Compared to a bare NVMe SSD (no ZFS overhead):

| Metric | nvme pool (ZFS) | Bare NVMe (typical) | Overhead |
|--------|-----------------|---------------------|----------|
| Seq. Write | 317 MiB/s | 3,000+ MiB/s | ~9x loss from ZFS COW |
| Seq. Read | 1837 MiB/s | 5,000+ MiB/s | ~2.7x |
| Random Read IOPS | 21,500 | 500,000+ | ~23x |
| Random Write IOPS | 48,300 | 300,000+ | ~6x |

---

## Key Findings

1. **ZFS fragmentation is catastrophic at 91% utilization.** Performance degrades roughly linearly from 12% to 77%, then **falls off a cliff** approaching 91%. The ZFS best-practice threshold of ~80% maximum utilization is confirmed empirically.

2. **Clear utilization--performance ordering:** `data2` (12%) > `data1` (77%) >> `data0` (91%) for every metric except random IOPS where data1 and data2 are equivalent.

3. **The `nvme` pool dominates all HDD pools** by 1.3--15x depending on the access pattern.
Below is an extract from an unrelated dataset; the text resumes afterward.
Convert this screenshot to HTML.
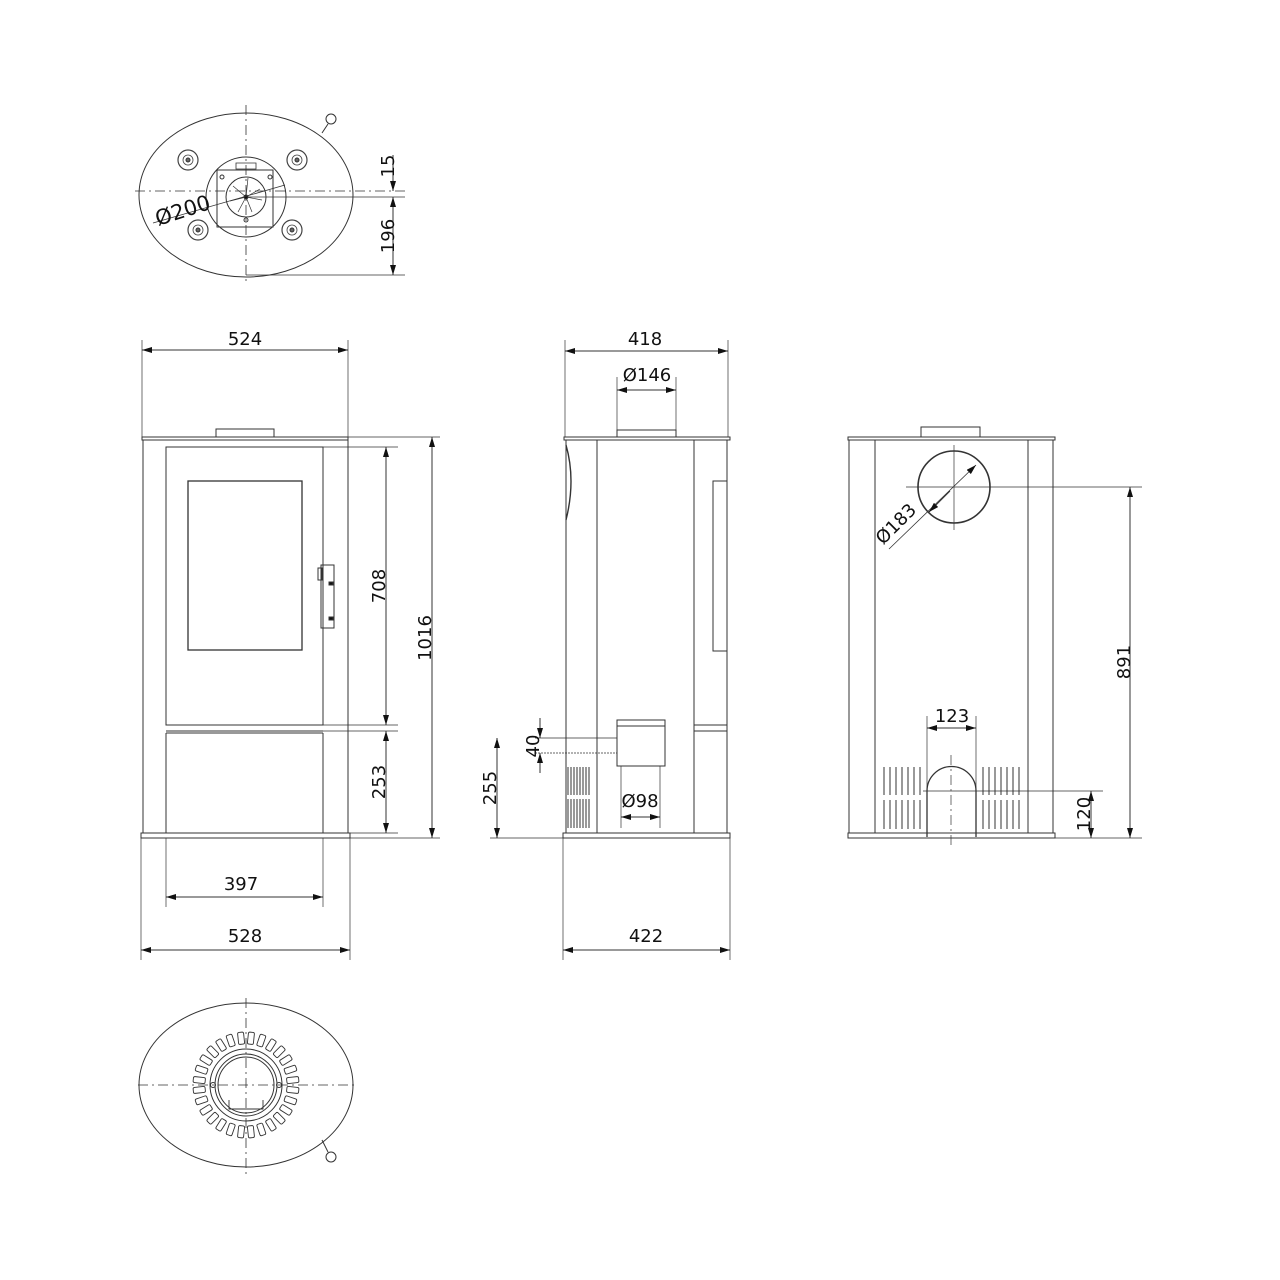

Mixed workloads see the largest gap (15x).

4. **ZFS adds significant overhead even on NVMe.** Sequential write is only 317 MiB/s (vs. ~3 GB/s bare), a ~9x penalty from COW, checksumming, and TXG commit. This is the cost of ZFS's data integrity guarantees.

5. **All HDD pools are HDD-class.** Neither data1 nor data2 approaches NVMe performance. For I/O-intensive pclean runs, local NVMe is always preferred.

---

## Recommendations for pclean

| Scenario | Preferred Pool | Max Workers | Notes |
|----------|---------------|-------------|-------|
| Working directory (`imagename`, `local_directory`) | **nvme** | CPU/memory limited | NVMe I/O unlikely to be first bottleneck. |
| Working directory (ZFS only) | **data2** > data1 | 3--4 | I/O contention becomes limiting before CPU. |
| Archival / final products | data1 or data2 | N/A | Sequential write is sufficient for archival. |
| **Never** use for I/O-sensitive work | **data0** | 1 (last resort) | 28x worse random read; even single-worker runs will be I/O-bottlenecked. |

### Specific Guidance

- **Use local NVMe** for `imagename` and `local_directory`; keep final products on ZFS.
- **Set `local_directory`** to fast local storage so Dask spill-to-disk does not add ZFS latency.
- **Keep `cube_chunksize` moderate** on HDD pools to avoid many tiny sub-cubes that increase metadata overhead.
- **Consider freeing space on `data0`** (target < 80% / ~17.6 TiB used) to recover usable performance.
- **ZFS recordsize tuning:** If a pool is dedicated to imaging, `recordsize=1M` (matching dominant I/O block size) may improve sequential throughput.
- **Monitor `nvme` utilization.** At 84% it is approaching the caution zone; crossing 90% risks the same fragmentation cliff seen on `data0`.